The losses still may come as a surprise to some employees. And Hawai'i has not been immune.

Last week, the Employees Retirement System noted that the public employees' pension fund plummeted by $1.2 billion over the past nine months as the fund lost money in the sagging stock market and paid out record amounts in retiree benefits.

David Shimabukuro, administrator of the Employees Retirement System, said the pension fund is sound, and pensioners' benefits are safe. The pension fund has about 90,000 members, including 29,000 retirees.

And the ERS is not the only plan to feel the effects.

Financial planners in Hawai'i say Island investors have certainly felt the shock when reading quarterly statements from their stock-related retirement funds, including 401(k) plans.

Naomi Oye, a Honolulu-based financial planner, said dropping stock prices have left many investors with a "very painful lesson" in retirement finance. But she coaches them to emphasize their long-term goals, not their immediate anxieties.

Her opening comment: "Put your statements away and let's talk about when you're planning to retire."

Oye said she pulls out charts tracking the stock market's overall gains during the last 20 years to demonstrate to clients that, usually, the best bet is to stay with their investments for the long run.
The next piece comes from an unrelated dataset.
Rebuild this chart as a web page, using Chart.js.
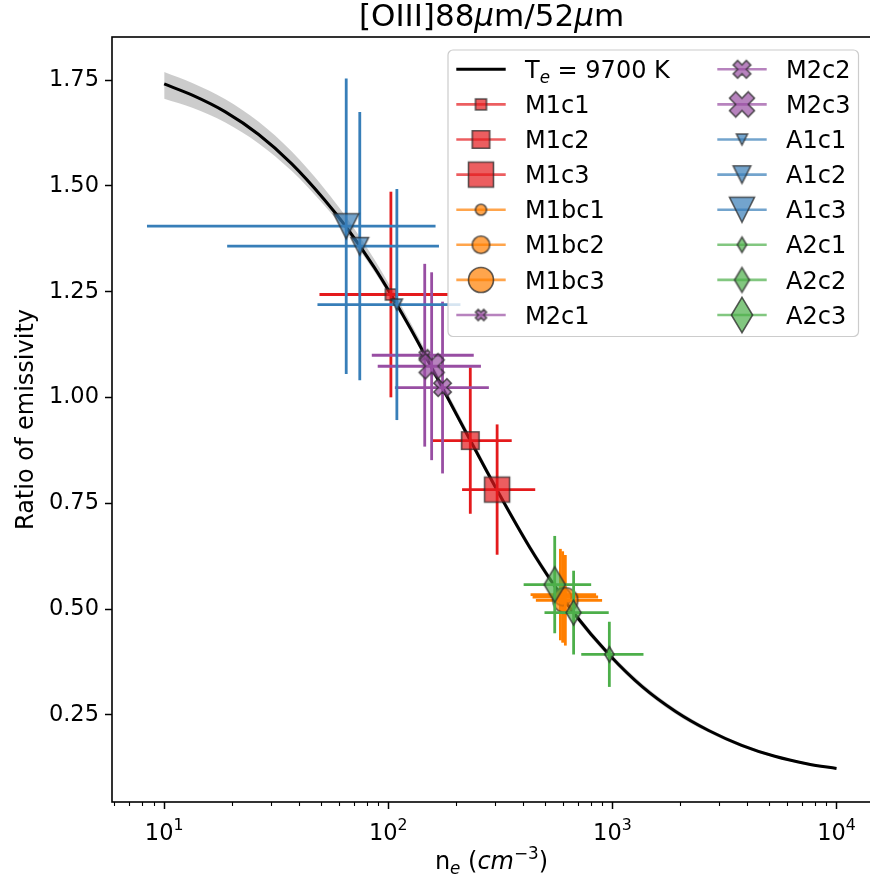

"I tell them we have to keep our focus," she said. "The rich get richer because they can afford to wait. They don't panic."

Noting that every investor's case is different, Merle Tanabe, a senior partner with the Bishop Group of Honolulu, said people nearing retirement are more likely to need advice on restructuring portfolios to ensure certain levels of income.

But he also pointed out that recent market rallies have helped to reduce anxieties, even as market trends remain hard to predict.

"People are feeling a little better right now," he said.

Private pension plans, including 401(k) plans, have become the foundation of many retirement portfolios.

Those plans now pay almost $380 billion in annual benefits nationwide. This is $63 billion more than the retirement and survivor benefits that are paid from Social Security.

Still, industry estimates are that only half of all private-sector workers have any kind of pension, and only 20 percent of small businesses have a retirement plan for their workers.

More and more businesses are scaling back, revamping or abandoning pensions for their employees. Today, almost half of all American workers have no pension plan at their job.

For workers at firms with fewer than 100 employees, industry estimates are that only one in five is covered by a company retirement plan. At companies with more than 100 employees, only three out of five workers have guaranteed pensions. By comparison, in 1980, five out of six workers at large companies had pensions.

Many companies some years ago started to shift from traditional "defined-benefit" pension plans —which provided retirees with a guaranteed monthly payment based on their years of service — to "defined-contribution" plans, such as the now-widespread 401(k)s.

Oye said many employers in Hawai'i and elsewhere began shifting from traditional pension programs to 401(k) plans because former programs were growing too costly. The shift, she added, meant not only that employees needed to put up matching funds, to assume the risk.

As a consequence, she said, individual employees have had to become more educated about the stock market and other investments. Often, they need to set up secondary accounts to ensure their retirement income will be sufficient.

The need for individual accounts becomes more acute for people with no retirement plan at all.

Mike Reilly, group pension resource manager for the Honolulu office of Guardian Life Insurance Co. of America, said many Island business owners have not had the capital or incorrectly assumed they couldn't afford to start retirement plans.

But the costs of qualified retirement plans are becoming more affordable, he said, as new rounds of U.S. legislation provide business owners more flexibility and usefulness.

Until three years ago, Reilly said, government initiatives were usually aimed at restricting plans. Lately, the tone has changed among Washington policy makers.

"With all this talk of Social Security being underfunded by 2030, they're opening all these new doors," he said.